Il paraissait impossible au prince que l’Empereur, qui venait de quitter le commandement de l’armée de Metz, prît celui de l’armée de Châlons. Mais il lui paraissait encore plus inacceptable que, n’étant plus le chef suprême de l’armée, il continuât à y rester. C’eût été, à la fois, s’amoindrir et gêner l’action du nouveau général en chef. « Figurez-vous, disait-il, dans son langage familier, un général en chef pour qui toutes les responsabilités se compliquent d’une autre responsabilité, celle d’assurer le sort du souverain. Autant aller au combat avec une soupière pleine sur la tête et la défense d’en répandre une goutte. » L’Empereur avait abandonné le gouvernement en allant prendre le commandement de ses troupes : ayant renoncé à ce commandement, il ne lui restait plus, à moins d’abdiquer, qu’à reprendre, d’une main ferme, le gouvernail de l’État à Paris.

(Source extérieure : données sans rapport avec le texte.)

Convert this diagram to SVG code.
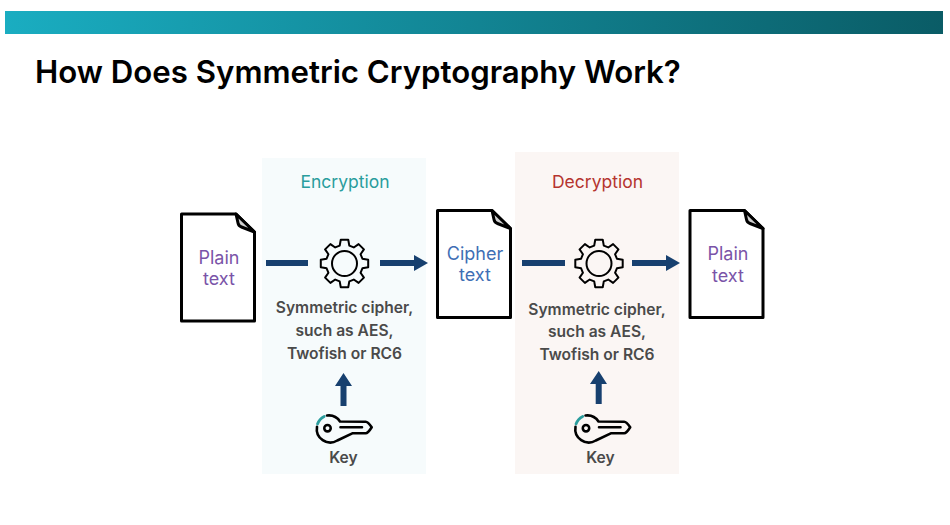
<svg xmlns="http://www.w3.org/2000/svg" xmlns:xlink="http://www.w3.org/1999/xlink" width="950" height="525" viewBox="0 0 950 525">
<style>
text{font-family:Inter,"Liberation Sans",sans-serif;text-anchor:middle}
.doc{fill:#fff;stroke:#000;stroke-width:3;stroke-linejoin:round}
.fold{fill:#d0d0d0;stroke:#000;stroke-width:3;stroke-linejoin:round}
.lbl{font-size:18px}
.plain{fill:#7a54a8}
.desc{font-size:15.6px;font-weight:600;fill:#4a4a4a}
.head{font-size:17.5px}
.ln{stroke:#17406f;stroke-width:6;fill:none}
.ah{fill:#17406f}
.gear{fill:none;stroke:#000;stroke-width:2;stroke-linejoin:round}
.k{fill:none;stroke:#000;stroke-width:2.6;stroke-linecap:round;stroke-linejoin:round}
</style>
<defs>
<linearGradient id="bar" x1="0" y1="0" x2="1" y2="0"><stop offset="0" stop-color="#1aadc1"/><stop offset="1" stop-color="#0a5c66"/></linearGradient>
<g id="gearI"><path class="gear" d="M-4.8,-17.9L-3.75,-23.7L3.75,-23.7L4.8,-17.9L9.26,-16.05L14.1,-19.41L19.41,-14.1L16.05,-9.26L17.9,-4.8L23.7,-3.75L23.7,3.75L17.9,4.8L16.05,9.26L19.41,14.1L14.1,19.41L9.26,16.05L4.8,17.9L3.75,23.7L-3.75,23.7L-4.8,17.9L-9.26,16.05L-14.1,19.41L-19.41,14.1L-16.05,9.26L-17.9,4.8L-23.7,3.75L-23.7,-3.75L-17.9,-4.8L-16.05,-9.26L-19.41,-14.1L-14.1,-19.41L-9.26,-16.05Z"/><circle class="gear" r="12.5"/></g>
<g id="keyI"><path class="k" d="M-2,-13.500A13.500,13.500 0 0 1 11,-7.5L36.7,-7.3Q39,-7.3 42.7,-1.7Q39,4.3 36.7,4.3L23.3,4.3L8.3,11.500A13.500,13.500 0 0 1 -12,-2.3M11.5,-1.7L33,-1.7"/><path d="M-11.500,-5A13.500,13.500 0 0 1 -4.800,-12.600" fill="none" stroke="#2a9d9d" stroke-width="2.8" stroke-linecap="round"/><circle class="k" cx="-1.5" cy="-0.8" r="3.2"/></g>
<g id="docI"><path class="doc" d="M0,0H54.500L73,18V107H0Z"/><path class="fold" d="M54.500,0L73,18L60,13Q57,12 56.500,9Z"/></g>
</defs>
<rect width="950" height="525" fill="#fff"/>
<rect id="topbar" x="5" y="11" width="938" height="23" fill="url(#bar)"/>
<text x="35" y="83" style="text-anchor:start;font-size:31.2px;font-weight:600" fill="#000">How Does Symmetric Cryptography Work?</text>
<rect id="enc-panel" x="262" y="158" width="164" height="316" fill="#f6fbfc"/>
<rect id="dec-panel" x="515" y="152" width="164" height="322" fill="#fbf6f4"/>
<text x="345" y="188" class="head" fill="#2a9d9d">Encryption</text>
<text x="597.500" y="188" class="head" fill="#b5342f">Decryption</text>
<g id="connectors">
<path class="ln" d="M266,263H308M380,263H416M522,263H565M632,263H668M343.500,406V384M598.700,404V382"/>
<path class="ah" d="M414,255L428,263L414,271ZM666,255L680,263L666,271ZM335,386L343.500,373L352,386ZM590,384L598.700,371L607,384Z"/>
</g>
<g id="plain1"><use href="#docI" xlink:href="#docI" x="181.500" y="214"/><text x="219" y="264" class="lbl plain" transform="translate(0,0)">Plain</text><text x="219" y="285" class="lbl plain">text</text></g>
<g id="cipher"><use href="#docI" xlink:href="#docI" x="437.500" y="210.500"/><text x="475" y="260" class="lbl" fill="#3f6fb5">Cipher</text><text x="475" y="281" class="lbl" fill="#3f6fb5">text</text></g>
<g id="plain2"><use href="#docI" xlink:href="#docI" x="690" y="210.500"/><text x="728" y="260" class="lbl plain">Plain</text><text x="728" y="282" class="lbl plain">text</text></g>
<g id="enc-gear"><use href="#gearI" xlink:href="#gearI" x="344.500" y="263.500"/></g>
<g id="dec-gear"><use href="#gearI" xlink:href="#gearI" x="599" y="263.500"/></g>
<g id="enc-cipher"><text x="344.500" y="313" class="desc">Symmetric cipher,</text><text x="344.500" y="336" class="desc">such as AES,</text><text x="344.500" y="359" class="desc">Twofish or RC6</text></g>
<g id="dec-cipher"><text x="597" y="315" class="desc">Symmetric cipher,</text><text x="597" y="337" class="desc">such as AES,</text><text x="597" y="360" class="desc">Twofish or RC6</text></g>
<g id="enc-key"><use href="#keyI" xlink:href="#keyI" x="329" y="429"/><text x="343.500" y="463" class="desc">Key</text></g>
<g id="dec-key"><use href="#keyI" xlink:href="#keyI" x="587.500" y="429"/><text x="600.500" y="463" class="desc">Key</text></g>
</svg>
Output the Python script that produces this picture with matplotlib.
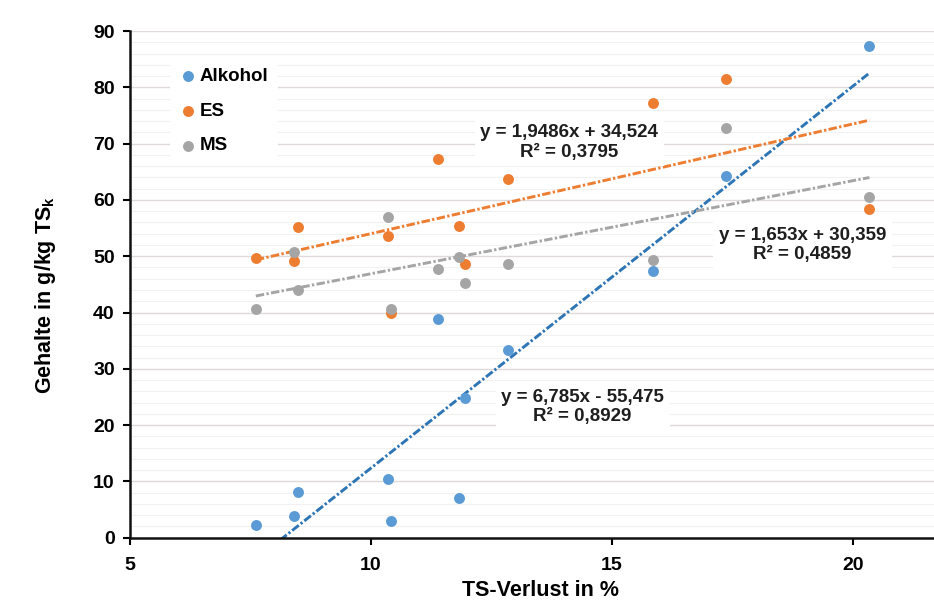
import numpy as np
import matplotlib
matplotlib.use('Agg')
import matplotlib.pyplot as plt
from matplotlib.ticker import MultipleLocator

plt.rcParams['font.family'] = ['Liberation Sans', 'DejaVu Sans']
plt.rcParams['mathtext.fontset'] = 'custom'
plt.rcParams['mathtext.rm'] = 'Liberation Sans:bold'
plt.rcParams['mathtext.bf'] = 'Liberation Sans:bold'

# TS-Verlust in % (same x for all series)
ts_verlust = [7.61, 8.40, 8.49, 10.36, 10.41, 11.40, 11.83, 11.96, 12.85, 15.86, 17.36, 20.34]
alkohol = [2.3, 3.9, 8.2, 10.4, 3.0, 38.8, 7.0, 24.9, 33.3, 47.4, 64.3, 87.3]
es = [49.6, 49.1, 55.1, 53.6, 39.9, 67.3, 55.4, 48.7, 63.7, 77.2, 81.4, 58.4]
ms = [40.6, 50.7, 44.0, 57.0, 40.7, 47.8, 49.8, 45.3, 48.6, 49.3, 72.7, 60.6]

series_names = ['Alkohol', 'ES', 'MS']
slopes = [6.785, 1.9486, 1.653]
intercepts = [-55.475, 34.524, 30.359]
eq_labels = ['y = 6,785x - 55,475\nR² = 0,8929',
             'y = 1,9486x + 34,524\nR² = 0,3795',
             'y = 1,653x + 30,359\nR² = 0,4859']
eq_pos = [(14.39, 23.2), (14.11, 70.2), (18.95, 52.0)]

point_colors = ['#5B9BD5', '#ED7D31', '#A5A5A5']
line_colors = ['#2E75B6', '#ED7D31', '#A5A5A5']

fig = plt.figure(figsize=(9.34, 6.01), dpi=100)
ax = fig.add_axes([0.1392, 0.1053, 0.8773, 0.8431])

x = np.array(ts_verlust)
xfit = np.array([x.min(), x.max()])
for name, yv, c, lc, m, b in zip(series_names, [alkohol, es, ms], point_colors, line_colors, slopes, intercepts):
    ax.scatter(x, yv, s=62, color=c, label=name, zorder=3, linewidths=0)
    ax.plot(xfit, m*xfit + b, color=lc, lw=2.1, linestyle=(0, (2.9, 0.8, 0.8, 0.8)), zorder=2)

for txt, (tx, ty) in zip(eq_labels, eq_pos):
    ax.text(tx, ty, txt, ha='center', va='center', multialignment='center',
            fontsize=13.5, fontweight='bold', color='#1e1e1e', linespacing=1.2,
            bbox=dict(facecolor='white', edgecolor='none', pad=4), zorder=4)

ax.set_xlim(5, 22)
ax.set_ylim(0, 90)
ax.xaxis.set_major_locator(MultipleLocator(5))
ax.yaxis.set_major_locator(MultipleLocator(10))
ax.yaxis.set_minor_locator(MultipleLocator(2))
ax.grid(axis='y', which='major', color='#e0d9d9', lw=1.0, zorder=0)
ax.grid(axis='y', which='minor', color='#f1f1f1', lw=0.8, zorder=0)
ax.set_axisbelow(True)

for s in ['top', 'right']:
    ax.spines[s].set_visible(False)
for s in ['left', 'bottom']:
    ax.spines[s].set_linewidth(1.8)
    ax.spines[s].set_color('#111111')

ax.tick_params(axis='both', which='major', direction='out', length=5, width=1.5, labelsize=14, pad=6)
ax.tick_params(axis='x', which='major', pad=9)
ax.tick_params(axis='y', which='minor', length=0)
for lab in ax.get_xticklabels() + ax.get_yticklabels():
    lab.set_fontweight('bold')

ax.set_xlabel('TS-Verlust in %', fontsize=15.5, fontweight='bold')
ax.set_ylabel(r'Gehalte in g/kg TS$_\mathregular{k}$', fontsize=15.5, fontweight='bold')
ax.xaxis.set_label_coords(0.5004, -0.084)
ax.yaxis.set_label_coords(-0.088, 0.479)

leg = ax.legend(loc='upper left', bbox_to_anchor=(0.037, 0.965), frameon=True, fancybox=False,
                edgecolor='none', facecolor='white', framealpha=1, handletextpad=0.1,
                borderpad=0.5, labelspacing=0.95, handlelength=1.0, scatterpoints=1,
                prop={'weight': 'bold', 'size': 13.5})

fig.savefig('out.png', dpi=100)
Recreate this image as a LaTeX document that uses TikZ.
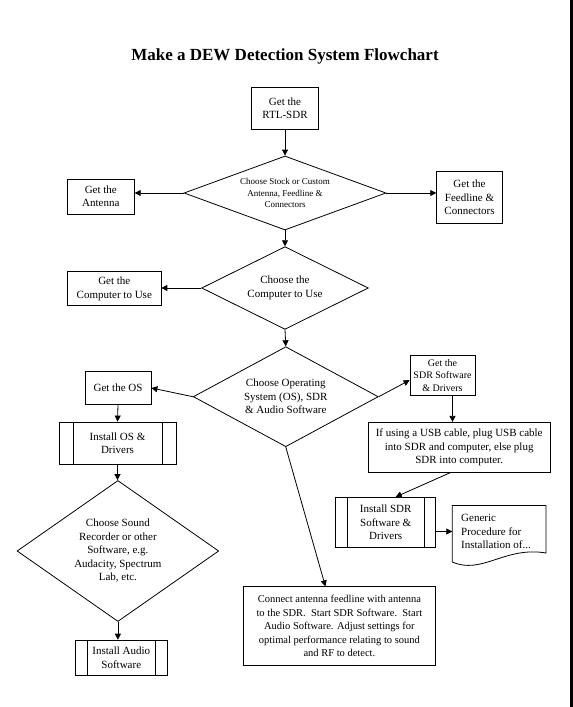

Le prince admit également que l’armée ne saurait être maintenue sans périls à Châlons : la place était ouverte, à deux journées de la cavalerie de l’ennemi, à portée d’une surprise, c’était une position bonne pour l’offensive, nullement pour la défensive ; si l’ennemi poussait quelques pointes audacieuses, on serait exposé à un désastre. La véritable destination de l’armée devait être de couvrir Paris et d’offrir des cadres préparés aux renforts qui allaient arriver de tous les côtés. Trochu et Mac Mahon se rallièrent à ces vues, dans lesquelles le prince révélait la supériorité d’une intelligence de premier ordre et la perspicacité d’un véritable homme d’État.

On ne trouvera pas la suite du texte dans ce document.